:: Collected material ::
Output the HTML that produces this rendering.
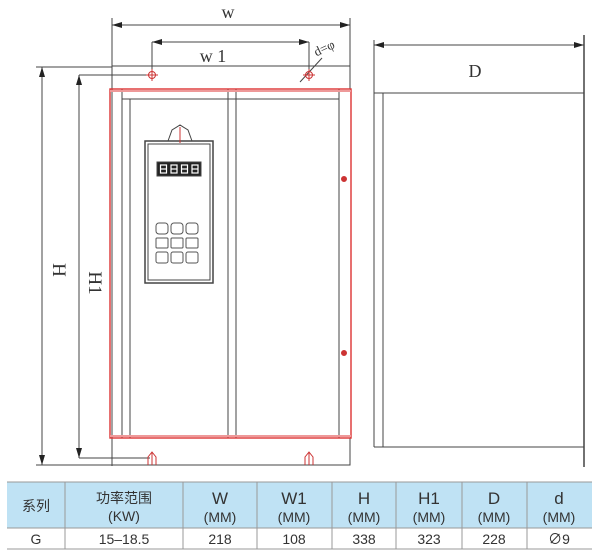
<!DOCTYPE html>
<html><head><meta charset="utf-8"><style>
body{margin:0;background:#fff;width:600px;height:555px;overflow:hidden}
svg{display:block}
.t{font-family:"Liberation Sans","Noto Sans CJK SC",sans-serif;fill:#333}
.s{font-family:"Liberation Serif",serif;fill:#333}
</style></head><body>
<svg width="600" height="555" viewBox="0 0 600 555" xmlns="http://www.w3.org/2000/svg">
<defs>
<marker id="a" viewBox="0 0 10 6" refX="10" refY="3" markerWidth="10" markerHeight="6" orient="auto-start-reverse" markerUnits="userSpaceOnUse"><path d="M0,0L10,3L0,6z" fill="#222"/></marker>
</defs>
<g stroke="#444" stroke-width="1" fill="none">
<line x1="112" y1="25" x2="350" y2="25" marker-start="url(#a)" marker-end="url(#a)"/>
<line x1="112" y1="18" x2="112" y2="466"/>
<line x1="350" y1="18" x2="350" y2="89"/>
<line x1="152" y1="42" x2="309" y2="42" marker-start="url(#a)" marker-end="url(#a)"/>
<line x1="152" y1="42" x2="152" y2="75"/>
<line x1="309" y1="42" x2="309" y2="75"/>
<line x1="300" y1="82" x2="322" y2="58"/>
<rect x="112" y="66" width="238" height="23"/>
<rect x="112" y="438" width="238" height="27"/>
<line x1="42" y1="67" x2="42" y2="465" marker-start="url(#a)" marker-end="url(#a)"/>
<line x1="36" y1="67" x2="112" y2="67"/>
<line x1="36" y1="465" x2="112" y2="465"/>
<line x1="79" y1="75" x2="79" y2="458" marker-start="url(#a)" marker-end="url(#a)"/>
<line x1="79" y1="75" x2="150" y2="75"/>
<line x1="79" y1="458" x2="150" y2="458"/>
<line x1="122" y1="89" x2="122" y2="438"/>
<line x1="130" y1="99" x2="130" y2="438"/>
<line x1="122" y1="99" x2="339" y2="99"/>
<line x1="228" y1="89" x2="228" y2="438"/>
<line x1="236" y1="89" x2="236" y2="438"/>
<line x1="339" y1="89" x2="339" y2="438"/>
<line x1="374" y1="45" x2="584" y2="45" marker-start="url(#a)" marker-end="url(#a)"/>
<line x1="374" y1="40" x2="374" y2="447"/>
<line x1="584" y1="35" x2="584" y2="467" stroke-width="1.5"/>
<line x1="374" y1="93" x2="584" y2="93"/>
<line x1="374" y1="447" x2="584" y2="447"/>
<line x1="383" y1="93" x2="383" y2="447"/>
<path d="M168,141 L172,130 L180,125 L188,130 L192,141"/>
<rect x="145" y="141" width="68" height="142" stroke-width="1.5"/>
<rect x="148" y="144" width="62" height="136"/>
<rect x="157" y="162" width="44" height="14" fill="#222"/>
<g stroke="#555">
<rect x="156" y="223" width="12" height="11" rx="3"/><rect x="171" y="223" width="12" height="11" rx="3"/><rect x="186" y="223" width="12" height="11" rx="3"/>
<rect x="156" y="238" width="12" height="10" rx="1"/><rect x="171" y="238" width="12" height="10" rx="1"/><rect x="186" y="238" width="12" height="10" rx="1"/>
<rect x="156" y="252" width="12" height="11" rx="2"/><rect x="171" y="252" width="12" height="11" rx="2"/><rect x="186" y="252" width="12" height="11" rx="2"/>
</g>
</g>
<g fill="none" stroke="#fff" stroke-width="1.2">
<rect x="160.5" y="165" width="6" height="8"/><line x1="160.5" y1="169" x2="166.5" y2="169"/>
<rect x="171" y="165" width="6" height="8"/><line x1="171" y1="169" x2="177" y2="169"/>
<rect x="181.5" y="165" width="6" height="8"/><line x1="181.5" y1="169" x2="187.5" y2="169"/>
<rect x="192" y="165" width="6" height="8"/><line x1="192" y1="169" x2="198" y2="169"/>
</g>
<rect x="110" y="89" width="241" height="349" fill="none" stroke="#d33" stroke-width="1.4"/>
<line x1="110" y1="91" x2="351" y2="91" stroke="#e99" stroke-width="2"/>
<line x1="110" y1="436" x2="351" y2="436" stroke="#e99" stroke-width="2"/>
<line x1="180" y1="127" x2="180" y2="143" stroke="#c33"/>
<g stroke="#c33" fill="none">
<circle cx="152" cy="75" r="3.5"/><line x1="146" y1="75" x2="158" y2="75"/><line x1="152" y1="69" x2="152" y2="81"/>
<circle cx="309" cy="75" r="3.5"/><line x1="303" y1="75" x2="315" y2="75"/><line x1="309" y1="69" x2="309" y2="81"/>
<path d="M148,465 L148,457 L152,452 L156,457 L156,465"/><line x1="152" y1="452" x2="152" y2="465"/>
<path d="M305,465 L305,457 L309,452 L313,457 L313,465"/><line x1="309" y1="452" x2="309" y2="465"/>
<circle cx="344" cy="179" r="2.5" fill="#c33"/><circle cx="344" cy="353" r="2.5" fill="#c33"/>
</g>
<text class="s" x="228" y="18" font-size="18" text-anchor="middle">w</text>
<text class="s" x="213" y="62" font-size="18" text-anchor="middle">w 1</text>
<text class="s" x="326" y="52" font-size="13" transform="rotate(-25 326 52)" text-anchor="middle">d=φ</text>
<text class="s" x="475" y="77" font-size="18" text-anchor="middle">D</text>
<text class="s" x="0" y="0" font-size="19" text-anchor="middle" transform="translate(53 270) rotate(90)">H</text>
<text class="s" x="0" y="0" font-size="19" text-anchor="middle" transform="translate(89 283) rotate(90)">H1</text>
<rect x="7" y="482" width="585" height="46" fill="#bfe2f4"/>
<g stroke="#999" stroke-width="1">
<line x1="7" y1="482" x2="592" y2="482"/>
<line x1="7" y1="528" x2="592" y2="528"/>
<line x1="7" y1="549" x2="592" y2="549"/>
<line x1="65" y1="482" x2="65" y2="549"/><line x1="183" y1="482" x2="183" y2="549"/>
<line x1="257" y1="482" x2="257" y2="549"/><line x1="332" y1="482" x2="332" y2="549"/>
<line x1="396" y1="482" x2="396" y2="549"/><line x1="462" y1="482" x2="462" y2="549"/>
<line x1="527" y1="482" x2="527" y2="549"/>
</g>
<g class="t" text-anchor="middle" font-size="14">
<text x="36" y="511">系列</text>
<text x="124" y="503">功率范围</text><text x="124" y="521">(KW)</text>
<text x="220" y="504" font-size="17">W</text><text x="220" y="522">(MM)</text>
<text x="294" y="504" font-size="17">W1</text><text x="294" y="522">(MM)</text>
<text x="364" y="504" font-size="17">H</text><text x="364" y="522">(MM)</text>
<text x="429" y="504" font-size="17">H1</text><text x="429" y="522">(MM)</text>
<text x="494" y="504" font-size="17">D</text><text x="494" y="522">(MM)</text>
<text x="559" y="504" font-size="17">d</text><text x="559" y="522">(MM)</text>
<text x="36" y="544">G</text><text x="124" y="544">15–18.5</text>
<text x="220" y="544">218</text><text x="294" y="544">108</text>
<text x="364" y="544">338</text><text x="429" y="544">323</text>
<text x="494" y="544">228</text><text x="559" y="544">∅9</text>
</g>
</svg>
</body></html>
:::
• Job:
Set the pictures aside and transcribe the data above exactly.

• Written solution:
Output the HTML that produces this rendering.
<!DOCTYPE html>
<html><head><meta charset="utf-8"><style>
body{margin:0;background:#fff;width:600px;height:555px;overflow:hidden}
svg{display:block}
.t{font-family:"Liberation Sans","Noto Sans CJK SC",sans-serif;fill:#333}
.s{font-family:"Liberation Serif",serif;fill:#333}
</style></head><body>
<svg width="600" height="555" viewBox="0 0 600 555" xmlns="http://www.w3.org/2000/svg">
<defs>
<marker id="a" viewBox="0 0 10 6" refX="10" refY="3" markerWidth="10" markerHeight="6" orient="auto-start-reverse" markerUnits="userSpaceOnUse"><path d="M0,0L10,3L0,6z" fill="#222"/></marker>
</defs>
<g stroke="#444" stroke-width="1" fill="none">
<line x1="112" y1="25" x2="350" y2="25" marker-start="url(#a)" marker-end="url(#a)"/>
<line x1="112" y1="18" x2="112" y2="466"/>
<line x1="350" y1="18" x2="350" y2="89"/>
<line x1="152" y1="42" x2="309" y2="42" marker-start="url(#a)" marker-end="url(#a)"/>
<line x1="152" y1="42" x2="152" y2="75"/>
<line x1="309" y1="42" x2="309" y2="75"/>
<line x1="300" y1="82" x2="322" y2="58"/>
<rect x="112" y="66" width="238" height="23"/>
<rect x="112" y="438" width="238" height="27"/>
<line x1="42" y1="67" x2="42" y2="465" marker-start="url(#a)" marker-end="url(#a)"/>
<line x1="36" y1="67" x2="112" y2="67"/>
<line x1="36" y1="465" x2="112" y2="465"/>
<line x1="79" y1="75" x2="79" y2="458" marker-start="url(#a)" marker-end="url(#a)"/>
<line x1="79" y1="75" x2="150" y2="75"/>
<line x1="79" y1="458" x2="150" y2="458"/>
<line x1="122" y1="89" x2="122" y2="438"/>
<line x1="130" y1="99" x2="130" y2="438"/>
<line x1="122" y1="99" x2="339" y2="99"/>
<line x1="228" y1="89" x2="228" y2="438"/>
<line x1="236" y1="89" x2="236" y2="438"/>
<line x1="339" y1="89" x2="339" y2="438"/>
<line x1="374" y1="45" x2="584" y2="45" marker-start="url(#a)" marker-end="url(#a)"/>
<line x1="374" y1="40" x2="374" y2="447"/>
<line x1="584" y1="35" x2="584" y2="467" stroke-width="1.5"/>
<line x1="374" y1="93" x2="584" y2="93"/>
<line x1="374" y1="447" x2="584" y2="447"/>
<line x1="383" y1="93" x2="383" y2="447"/>
<path d="M168,141 L172,130 L180,125 L188,130 L192,141"/>
<rect x="145" y="141" width="68" height="142" stroke-width="1.5"/>
<rect x="148" y="144" width="62" height="136"/>
<rect x="157" y="162" width="44" height="14" fill="#222"/>
<g stroke="#555">
<rect x="156" y="223" width="12" height="11" rx="3"/><rect x="171" y="223" width="12" height="11" rx="3"/><rect x="186" y="223" width="12" height="11" rx="3"/>
<rect x="156" y="238" width="12" height="10" rx="1"/><rect x="171" y="238" width="12" height="10" rx="1"/><rect x="186" y="238" width="12" height="10" rx="1"/>
<rect x="156" y="252" width="12" height="11" rx="2"/><rect x="171" y="252" width="12" height="11" rx="2"/><rect x="186" y="252" width="12" height="11" rx="2"/>
</g>
</g>
<g fill="none" stroke="#fff" stroke-width="1.2">
<rect x="160.5" y="165" width="6" height="8"/><line x1="160.5" y1="169" x2="166.5" y2="169"/>
<rect x="171" y="165" width="6" height="8"/><line x1="171" y1="169" x2="177" y2="169"/>
<rect x="181.5" y="165" width="6" height="8"/><line x1="181.5" y1="169" x2="187.5" y2="169"/>
<rect x="192" y="165" width="6" height="8"/><line x1="192" y1="169" x2="198" y2="169"/>
</g>
<rect x="110" y="89" width="241" height="349" fill="none" stroke="#d33" stroke-width="1.4"/>
<line x1="110" y1="91" x2="351" y2="91" stroke="#e99" stroke-width="2"/>
<line x1="110" y1="436" x2="351" y2="436" stroke="#e99" stroke-width="2"/>
<line x1="180" y1="127" x2="180" y2="143" stroke="#c33"/>
<g stroke="#c33" fill="none">
<circle cx="152" cy="75" r="3.5"/><line x1="146" y1="75" x2="158" y2="75"/><line x1="152" y1="69" x2="152" y2="81"/>
<circle cx="309" cy="75" r="3.5"/><line x1="303" y1="75" x2="315" y2="75"/><line x1="309" y1="69" x2="309" y2="81"/>
<path d="M148,465 L148,457 L152,452 L156,457 L156,465"/><line x1="152" y1="452" x2="152" y2="465"/>
<path d="M305,465 L305,457 L309,452 L313,457 L313,465"/><line x1="309" y1="452" x2="309" y2="465"/>
<circle cx="344" cy="179" r="2.5" fill="#c33"/><circle cx="344" cy="353" r="2.5" fill="#c33"/>
</g>
<text class="s" x="228" y="18" font-size="18" text-anchor="middle">w</text>
<text class="s" x="213" y="62" font-size="18" text-anchor="middle">w 1</text>
<text class="s" x="326" y="52" font-size="13" transform="rotate(-25 326 52)" text-anchor="middle">d=φ</text>
<text class="s" x="475" y="77" font-size="18" text-anchor="middle">D</text>
<text class="s" x="0" y="0" font-size="19" text-anchor="middle" transform="translate(53 270) rotate(90)">H</text>
<text class="s" x="0" y="0" font-size="19" text-anchor="middle" transform="translate(89 283) rotate(90)">H1</text>
<rect x="7" y="482" width="585" height="46" fill="#bfe2f4"/>
<g stroke="#999" stroke-width="1">
<line x1="7" y1="482" x2="592" y2="482"/>
<line x1="7" y1="528" x2="592" y2="528"/>
<line x1="7" y1="549" x2="592" y2="549"/>
<line x1="65" y1="482" x2="65" y2="549"/><line x1="183" y1="482" x2="183" y2="549"/>
<line x1="257" y1="482" x2="257" y2="549"/><line x1="332" y1="482" x2="332" y2="549"/>
<line x1="396" y1="482" x2="396" y2="549"/><line x1="462" y1="482" x2="462" y2="549"/>
<line x1="527" y1="482" x2="527" y2="549"/>
</g>
<g class="t" text-anchor="middle" font-size="14">
<text x="36" y="511">系列</text>
<text x="124" y="503">功率范围</text><text x="124" y="521">(KW)</text>
<text x="220" y="504" font-size="17">W</text><text x="220" y="522">(MM)</text>
<text x="294" y="504" font-size="17">W1</text><text x="294" y="522">(MM)</text>
<text x="364" y="504" font-size="17">H</text><text x="364" y="522">(MM)</text>
<text x="429" y="504" font-size="17">H1</text><text x="429" y="522">(MM)</text>
<text x="494" y="504" font-size="17">D</text><text x="494" y="522">(MM)</text>
<text x="559" y="504" font-size="17">d</text><text x="559" y="522">(MM)</text>
<text x="36" y="544">G</text><text x="124" y="544">15–18.5</text>
<text x="220" y="544">218</text><text x="294" y="544">108</text>
<text x="364" y="544">338</text><text x="429" y="544">323</text>
<text x="494" y="544">228</text><text x="559" y="544">∅9</text>
</g>
</svg>
</body></html>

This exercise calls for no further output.